___ DATA PROVIDED ___

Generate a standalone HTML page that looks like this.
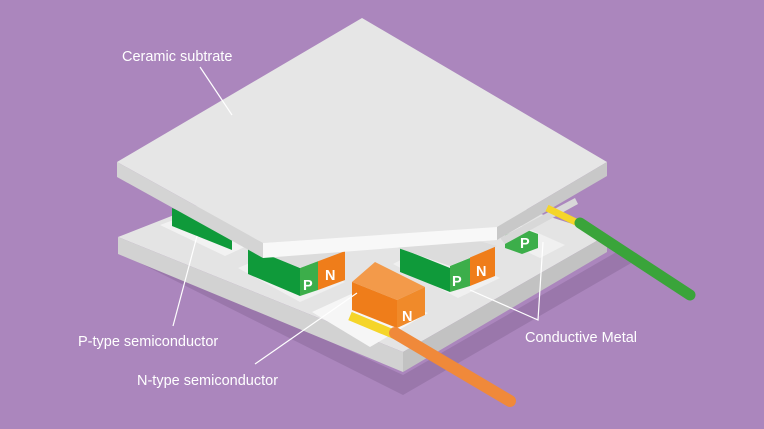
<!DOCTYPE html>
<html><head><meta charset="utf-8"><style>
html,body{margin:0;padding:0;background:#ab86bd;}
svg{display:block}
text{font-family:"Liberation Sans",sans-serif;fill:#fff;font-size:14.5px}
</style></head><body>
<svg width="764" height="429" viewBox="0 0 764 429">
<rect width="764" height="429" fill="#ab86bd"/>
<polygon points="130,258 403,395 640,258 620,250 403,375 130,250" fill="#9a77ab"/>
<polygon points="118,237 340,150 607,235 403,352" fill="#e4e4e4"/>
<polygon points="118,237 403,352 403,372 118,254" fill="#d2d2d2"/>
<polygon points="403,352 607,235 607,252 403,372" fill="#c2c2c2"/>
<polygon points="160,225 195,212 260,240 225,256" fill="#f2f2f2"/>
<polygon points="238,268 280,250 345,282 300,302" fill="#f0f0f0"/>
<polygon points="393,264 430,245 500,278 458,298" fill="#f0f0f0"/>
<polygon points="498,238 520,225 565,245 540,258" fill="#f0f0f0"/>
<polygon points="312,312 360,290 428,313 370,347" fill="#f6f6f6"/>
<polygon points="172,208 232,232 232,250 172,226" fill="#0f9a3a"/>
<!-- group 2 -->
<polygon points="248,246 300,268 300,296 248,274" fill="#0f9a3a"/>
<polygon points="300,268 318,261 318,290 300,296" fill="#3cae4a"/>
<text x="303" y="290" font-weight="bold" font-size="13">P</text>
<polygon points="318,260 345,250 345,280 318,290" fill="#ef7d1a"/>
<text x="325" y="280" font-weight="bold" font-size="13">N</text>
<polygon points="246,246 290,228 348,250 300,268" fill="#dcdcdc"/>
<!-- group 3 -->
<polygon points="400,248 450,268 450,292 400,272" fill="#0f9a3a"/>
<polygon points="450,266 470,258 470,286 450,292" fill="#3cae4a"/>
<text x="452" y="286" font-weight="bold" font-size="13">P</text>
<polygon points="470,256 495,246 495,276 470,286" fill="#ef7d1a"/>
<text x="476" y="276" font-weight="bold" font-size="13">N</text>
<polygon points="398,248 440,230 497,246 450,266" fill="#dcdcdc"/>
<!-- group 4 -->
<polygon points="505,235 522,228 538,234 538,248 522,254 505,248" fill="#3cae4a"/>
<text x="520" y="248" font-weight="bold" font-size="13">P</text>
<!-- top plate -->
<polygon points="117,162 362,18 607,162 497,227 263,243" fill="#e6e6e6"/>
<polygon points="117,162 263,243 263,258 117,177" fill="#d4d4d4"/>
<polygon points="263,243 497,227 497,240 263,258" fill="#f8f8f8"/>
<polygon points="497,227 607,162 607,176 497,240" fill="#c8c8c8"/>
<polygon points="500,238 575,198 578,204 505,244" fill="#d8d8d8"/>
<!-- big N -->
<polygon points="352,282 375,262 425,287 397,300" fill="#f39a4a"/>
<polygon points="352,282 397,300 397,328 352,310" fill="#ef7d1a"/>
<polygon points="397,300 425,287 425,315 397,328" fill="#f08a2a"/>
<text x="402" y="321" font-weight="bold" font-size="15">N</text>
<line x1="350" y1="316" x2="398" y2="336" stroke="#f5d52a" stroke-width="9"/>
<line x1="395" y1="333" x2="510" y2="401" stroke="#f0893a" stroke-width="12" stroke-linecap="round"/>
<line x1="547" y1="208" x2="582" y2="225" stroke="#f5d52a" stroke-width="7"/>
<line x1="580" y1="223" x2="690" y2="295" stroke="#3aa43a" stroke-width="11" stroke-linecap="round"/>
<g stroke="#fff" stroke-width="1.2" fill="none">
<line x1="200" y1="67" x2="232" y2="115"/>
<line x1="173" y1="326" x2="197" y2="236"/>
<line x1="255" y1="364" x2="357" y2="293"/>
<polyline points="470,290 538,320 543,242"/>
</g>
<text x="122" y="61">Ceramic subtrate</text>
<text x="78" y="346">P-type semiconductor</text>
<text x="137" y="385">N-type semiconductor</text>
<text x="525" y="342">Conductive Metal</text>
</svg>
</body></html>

___

Retype each line of the listing above word for word. Exclude the pictures.

Generate a standalone HTML page that looks like this.
<!DOCTYPE html>
<html><head><meta charset="utf-8"><style>
html,body{margin:0;padding:0;background:#ab86bd;}
svg{display:block}
text{font-family:"Liberation Sans",sans-serif;fill:#fff;font-size:14.5px}
</style></head><body>
<svg width="764" height="429" viewBox="0 0 764 429">
<rect width="764" height="429" fill="#ab86bd"/>
<polygon points="130,258 403,395 640,258 620,250 403,375 130,250" fill="#9a77ab"/>
<polygon points="118,237 340,150 607,235 403,352" fill="#e4e4e4"/>
<polygon points="118,237 403,352 403,372 118,254" fill="#d2d2d2"/>
<polygon points="403,352 607,235 607,252 403,372" fill="#c2c2c2"/>
<polygon points="160,225 195,212 260,240 225,256" fill="#f2f2f2"/>
<polygon points="238,268 280,250 345,282 300,302" fill="#f0f0f0"/>
<polygon points="393,264 430,245 500,278 458,298" fill="#f0f0f0"/>
<polygon points="498,238 520,225 565,245 540,258" fill="#f0f0f0"/>
<polygon points="312,312 360,290 428,313 370,347" fill="#f6f6f6"/>
<polygon points="172,208 232,232 232,250 172,226" fill="#0f9a3a"/>
<!-- group 2 -->
<polygon points="248,246 300,268 300,296 248,274" fill="#0f9a3a"/>
<polygon points="300,268 318,261 318,290 300,296" fill="#3cae4a"/>
<text x="303" y="290" font-weight="bold" font-size="13">P</text>
<polygon points="318,260 345,250 345,280 318,290" fill="#ef7d1a"/>
<text x="325" y="280" font-weight="bold" font-size="13">N</text>
<polygon points="246,246 290,228 348,250 300,268" fill="#dcdcdc"/>
<!-- group 3 -->
<polygon points="400,248 450,268 450,292 400,272" fill="#0f9a3a"/>
<polygon points="450,266 470,258 470,286 450,292" fill="#3cae4a"/>
<text x="452" y="286" font-weight="bold" font-size="13">P</text>
<polygon points="470,256 495,246 495,276 470,286" fill="#ef7d1a"/>
<text x="476" y="276" font-weight="bold" font-size="13">N</text>
<polygon points="398,248 440,230 497,246 450,266" fill="#dcdcdc"/>
<!-- group 4 -->
<polygon points="505,235 522,228 538,234 538,248 522,254 505,248" fill="#3cae4a"/>
<text x="520" y="248" font-weight="bold" font-size="13">P</text>
<!-- top plate -->
<polygon points="117,162 362,18 607,162 497,227 263,243" fill="#e6e6e6"/>
<polygon points="117,162 263,243 263,258 117,177" fill="#d4d4d4"/>
<polygon points="263,243 497,227 497,240 263,258" fill="#f8f8f8"/>
<polygon points="497,227 607,162 607,176 497,240" fill="#c8c8c8"/>
<polygon points="500,238 575,198 578,204 505,244" fill="#d8d8d8"/>
<!-- big N -->
<polygon points="352,282 375,262 425,287 397,300" fill="#f39a4a"/>
<polygon points="352,282 397,300 397,328 352,310" fill="#ef7d1a"/>
<polygon points="397,300 425,287 425,315 397,328" fill="#f08a2a"/>
<text x="402" y="321" font-weight="bold" font-size="15">N</text>
<line x1="350" y1="316" x2="398" y2="336" stroke="#f5d52a" stroke-width="9"/>
<line x1="395" y1="333" x2="510" y2="401" stroke="#f0893a" stroke-width="12" stroke-linecap="round"/>
<line x1="547" y1="208" x2="582" y2="225" stroke="#f5d52a" stroke-width="7"/>
<line x1="580" y1="223" x2="690" y2="295" stroke="#3aa43a" stroke-width="11" stroke-linecap="round"/>
<g stroke="#fff" stroke-width="1.2" fill="none">
<line x1="200" y1="67" x2="232" y2="115"/>
<line x1="173" y1="326" x2="197" y2="236"/>
<line x1="255" y1="364" x2="357" y2="293"/>
<polyline points="470,290 538,320 543,242"/>
</g>
<text x="122" y="61">Ceramic subtrate</text>
<text x="78" y="346">P-type semiconductor</text>
<text x="137" y="385">N-type semiconductor</text>
<text x="525" y="342">Conductive Metal</text>
</svg>
</body></html>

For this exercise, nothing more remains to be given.